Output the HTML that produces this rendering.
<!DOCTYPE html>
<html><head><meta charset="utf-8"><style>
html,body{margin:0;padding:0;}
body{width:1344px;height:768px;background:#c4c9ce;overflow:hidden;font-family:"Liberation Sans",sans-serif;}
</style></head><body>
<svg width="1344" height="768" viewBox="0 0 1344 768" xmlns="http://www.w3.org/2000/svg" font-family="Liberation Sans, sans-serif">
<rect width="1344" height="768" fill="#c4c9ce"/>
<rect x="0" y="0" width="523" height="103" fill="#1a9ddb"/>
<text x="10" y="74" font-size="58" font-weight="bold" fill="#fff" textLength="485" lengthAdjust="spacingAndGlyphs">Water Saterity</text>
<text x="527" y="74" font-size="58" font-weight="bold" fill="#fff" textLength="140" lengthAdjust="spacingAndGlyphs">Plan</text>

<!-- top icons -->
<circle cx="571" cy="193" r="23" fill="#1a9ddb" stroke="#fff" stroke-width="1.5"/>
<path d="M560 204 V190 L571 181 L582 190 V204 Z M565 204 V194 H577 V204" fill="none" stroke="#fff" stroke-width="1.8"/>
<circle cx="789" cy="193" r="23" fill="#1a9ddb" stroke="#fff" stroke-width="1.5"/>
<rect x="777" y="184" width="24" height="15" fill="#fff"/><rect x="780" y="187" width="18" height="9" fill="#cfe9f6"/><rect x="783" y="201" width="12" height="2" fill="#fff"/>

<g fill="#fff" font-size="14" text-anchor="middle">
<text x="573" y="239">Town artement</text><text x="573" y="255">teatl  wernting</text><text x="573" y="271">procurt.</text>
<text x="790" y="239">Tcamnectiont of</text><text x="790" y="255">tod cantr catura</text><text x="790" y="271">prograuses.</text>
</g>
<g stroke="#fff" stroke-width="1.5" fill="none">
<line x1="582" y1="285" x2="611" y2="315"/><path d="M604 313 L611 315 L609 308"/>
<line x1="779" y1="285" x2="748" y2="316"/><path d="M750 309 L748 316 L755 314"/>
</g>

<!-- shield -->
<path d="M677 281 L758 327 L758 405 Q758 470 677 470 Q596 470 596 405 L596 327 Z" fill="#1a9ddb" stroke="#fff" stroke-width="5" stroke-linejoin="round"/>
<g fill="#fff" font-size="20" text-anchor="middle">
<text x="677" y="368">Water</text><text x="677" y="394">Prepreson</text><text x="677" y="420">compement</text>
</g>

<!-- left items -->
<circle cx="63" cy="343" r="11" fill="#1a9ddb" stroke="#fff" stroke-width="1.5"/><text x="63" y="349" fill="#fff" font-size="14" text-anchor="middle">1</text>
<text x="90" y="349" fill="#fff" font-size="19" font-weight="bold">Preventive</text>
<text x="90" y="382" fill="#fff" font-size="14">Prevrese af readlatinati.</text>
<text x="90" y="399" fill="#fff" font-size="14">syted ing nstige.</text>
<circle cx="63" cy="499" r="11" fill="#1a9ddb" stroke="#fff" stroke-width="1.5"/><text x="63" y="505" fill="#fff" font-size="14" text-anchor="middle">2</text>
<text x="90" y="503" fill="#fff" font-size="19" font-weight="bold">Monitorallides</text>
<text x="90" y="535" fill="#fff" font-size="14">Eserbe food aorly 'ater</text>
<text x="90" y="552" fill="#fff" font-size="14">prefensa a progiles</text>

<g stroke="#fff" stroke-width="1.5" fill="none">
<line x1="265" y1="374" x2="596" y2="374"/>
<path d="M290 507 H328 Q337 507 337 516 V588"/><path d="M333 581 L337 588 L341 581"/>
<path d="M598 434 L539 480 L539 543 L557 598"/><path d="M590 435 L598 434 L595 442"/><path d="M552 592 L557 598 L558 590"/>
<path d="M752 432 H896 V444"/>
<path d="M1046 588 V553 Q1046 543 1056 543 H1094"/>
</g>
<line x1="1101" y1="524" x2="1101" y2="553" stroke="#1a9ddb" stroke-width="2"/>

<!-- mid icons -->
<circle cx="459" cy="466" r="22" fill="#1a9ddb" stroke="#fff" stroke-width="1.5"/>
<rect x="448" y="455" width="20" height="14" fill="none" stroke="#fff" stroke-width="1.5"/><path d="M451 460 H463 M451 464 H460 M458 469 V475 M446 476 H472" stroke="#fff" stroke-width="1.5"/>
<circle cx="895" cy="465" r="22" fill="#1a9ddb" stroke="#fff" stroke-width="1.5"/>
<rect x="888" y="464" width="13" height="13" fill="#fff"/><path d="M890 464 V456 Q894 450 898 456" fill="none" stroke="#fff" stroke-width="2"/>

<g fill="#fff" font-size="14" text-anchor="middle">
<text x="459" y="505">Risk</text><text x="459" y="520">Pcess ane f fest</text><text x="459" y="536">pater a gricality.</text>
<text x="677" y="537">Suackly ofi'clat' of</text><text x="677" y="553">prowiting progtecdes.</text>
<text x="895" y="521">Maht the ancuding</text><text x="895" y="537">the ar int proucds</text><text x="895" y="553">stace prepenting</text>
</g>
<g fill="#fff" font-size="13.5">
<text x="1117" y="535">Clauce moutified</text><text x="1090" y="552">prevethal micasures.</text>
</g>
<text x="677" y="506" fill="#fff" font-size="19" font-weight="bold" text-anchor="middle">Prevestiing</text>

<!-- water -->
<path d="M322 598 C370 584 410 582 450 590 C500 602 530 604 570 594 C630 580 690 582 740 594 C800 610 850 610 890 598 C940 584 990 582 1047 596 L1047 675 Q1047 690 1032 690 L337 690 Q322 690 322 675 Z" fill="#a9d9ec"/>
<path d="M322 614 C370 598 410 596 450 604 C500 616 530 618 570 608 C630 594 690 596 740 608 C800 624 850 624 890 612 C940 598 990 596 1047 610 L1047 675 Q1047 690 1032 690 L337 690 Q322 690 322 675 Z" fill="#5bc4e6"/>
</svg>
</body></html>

+ + +

§ **Stated task**
Transcribe the data above in full, exactly.

§ **Task output**
Output the HTML that produces this rendering.
<!DOCTYPE html>
<html><head><meta charset="utf-8"><style>
html,body{margin:0;padding:0;}
body{width:1344px;height:768px;background:#c4c9ce;overflow:hidden;font-family:"Liberation Sans",sans-serif;}
</style></head><body>
<svg width="1344" height="768" viewBox="0 0 1344 768" xmlns="http://www.w3.org/2000/svg" font-family="Liberation Sans, sans-serif">
<rect width="1344" height="768" fill="#c4c9ce"/>
<rect x="0" y="0" width="523" height="103" fill="#1a9ddb"/>
<text x="10" y="74" font-size="58" font-weight="bold" fill="#fff" textLength="485" lengthAdjust="spacingAndGlyphs">Water Saterity</text>
<text x="527" y="74" font-size="58" font-weight="bold" fill="#fff" textLength="140" lengthAdjust="spacingAndGlyphs">Plan</text>

<!-- top icons -->
<circle cx="571" cy="193" r="23" fill="#1a9ddb" stroke="#fff" stroke-width="1.5"/>
<path d="M560 204 V190 L571 181 L582 190 V204 Z M565 204 V194 H577 V204" fill="none" stroke="#fff" stroke-width="1.8"/>
<circle cx="789" cy="193" r="23" fill="#1a9ddb" stroke="#fff" stroke-width="1.5"/>
<rect x="777" y="184" width="24" height="15" fill="#fff"/><rect x="780" y="187" width="18" height="9" fill="#cfe9f6"/><rect x="783" y="201" width="12" height="2" fill="#fff"/>

<g fill="#fff" font-size="14" text-anchor="middle">
<text x="573" y="239">Town artement</text><text x="573" y="255">teatl  wernting</text><text x="573" y="271">procurt.</text>
<text x="790" y="239">Tcamnectiont of</text><text x="790" y="255">tod cantr catura</text><text x="790" y="271">prograuses.</text>
</g>
<g stroke="#fff" stroke-width="1.5" fill="none">
<line x1="582" y1="285" x2="611" y2="315"/><path d="M604 313 L611 315 L609 308"/>
<line x1="779" y1="285" x2="748" y2="316"/><path d="M750 309 L748 316 L755 314"/>
</g>

<!-- shield -->
<path d="M677 281 L758 327 L758 405 Q758 470 677 470 Q596 470 596 405 L596 327 Z" fill="#1a9ddb" stroke="#fff" stroke-width="5" stroke-linejoin="round"/>
<g fill="#fff" font-size="20" text-anchor="middle">
<text x="677" y="368">Water</text><text x="677" y="394">Prepreson</text><text x="677" y="420">compement</text>
</g>

<!-- left items -->
<circle cx="63" cy="343" r="11" fill="#1a9ddb" stroke="#fff" stroke-width="1.5"/><text x="63" y="349" fill="#fff" font-size="14" text-anchor="middle">1</text>
<text x="90" y="349" fill="#fff" font-size="19" font-weight="bold">Preventive</text>
<text x="90" y="382" fill="#fff" font-size="14">Prevrese af readlatinati.</text>
<text x="90" y="399" fill="#fff" font-size="14">syted ing nstige.</text>
<circle cx="63" cy="499" r="11" fill="#1a9ddb" stroke="#fff" stroke-width="1.5"/><text x="63" y="505" fill="#fff" font-size="14" text-anchor="middle">2</text>
<text x="90" y="503" fill="#fff" font-size="19" font-weight="bold">Monitorallides</text>
<text x="90" y="535" fill="#fff" font-size="14">Eserbe food aorly 'ater</text>
<text x="90" y="552" fill="#fff" font-size="14">prefensa a progiles</text>

<g stroke="#fff" stroke-width="1.5" fill="none">
<line x1="265" y1="374" x2="596" y2="374"/>
<path d="M290 507 H328 Q337 507 337 516 V588"/><path d="M333 581 L337 588 L341 581"/>
<path d="M598 434 L539 480 L539 543 L557 598"/><path d="M590 435 L598 434 L595 442"/><path d="M552 592 L557 598 L558 590"/>
<path d="M752 432 H896 V444"/>
<path d="M1046 588 V553 Q1046 543 1056 543 H1094"/>
</g>
<line x1="1101" y1="524" x2="1101" y2="553" stroke="#1a9ddb" stroke-width="2"/>

<!-- mid icons -->
<circle cx="459" cy="466" r="22" fill="#1a9ddb" stroke="#fff" stroke-width="1.5"/>
<rect x="448" y="455" width="20" height="14" fill="none" stroke="#fff" stroke-width="1.5"/><path d="M451 460 H463 M451 464 H460 M458 469 V475 M446 476 H472" stroke="#fff" stroke-width="1.5"/>
<circle cx="895" cy="465" r="22" fill="#1a9ddb" stroke="#fff" stroke-width="1.5"/>
<rect x="888" y="464" width="13" height="13" fill="#fff"/><path d="M890 464 V456 Q894 450 898 456" fill="none" stroke="#fff" stroke-width="2"/>

<g fill="#fff" font-size="14" text-anchor="middle">
<text x="459" y="505">Risk</text><text x="459" y="520">Pcess ane f fest</text><text x="459" y="536">pater a gricality.</text>
<text x="677" y="537">Suackly ofi'clat' of</text><text x="677" y="553">prowiting progtecdes.</text>
<text x="895" y="521">Maht the ancuding</text><text x="895" y="537">the ar int proucds</text><text x="895" y="553">stace prepenting</text>
</g>
<g fill="#fff" font-size="13.5">
<text x="1117" y="535">Clauce moutified</text><text x="1090" y="552">prevethal micasures.</text>
</g>
<text x="677" y="506" fill="#fff" font-size="19" font-weight="bold" text-anchor="middle">Prevestiing</text>

<!-- water -->
<path d="M322 598 C370 584 410 582 450 590 C500 602 530 604 570 594 C630 580 690 582 740 594 C800 610 850 610 890 598 C940 584 990 582 1047 596 L1047 675 Q1047 690 1032 690 L337 690 Q322 690 322 675 Z" fill="#a9d9ec"/>
<path d="M322 614 C370 598 410 596 450 604 C500 616 530 618 570 608 C630 594 690 596 740 608 C800 624 850 624 890 612 C940 598 990 596 1047 610 L1047 675 Q1047 690 1032 690 L337 690 Q322 690 322 675 Z" fill="#5bc4e6"/>
</svg>
</body></html>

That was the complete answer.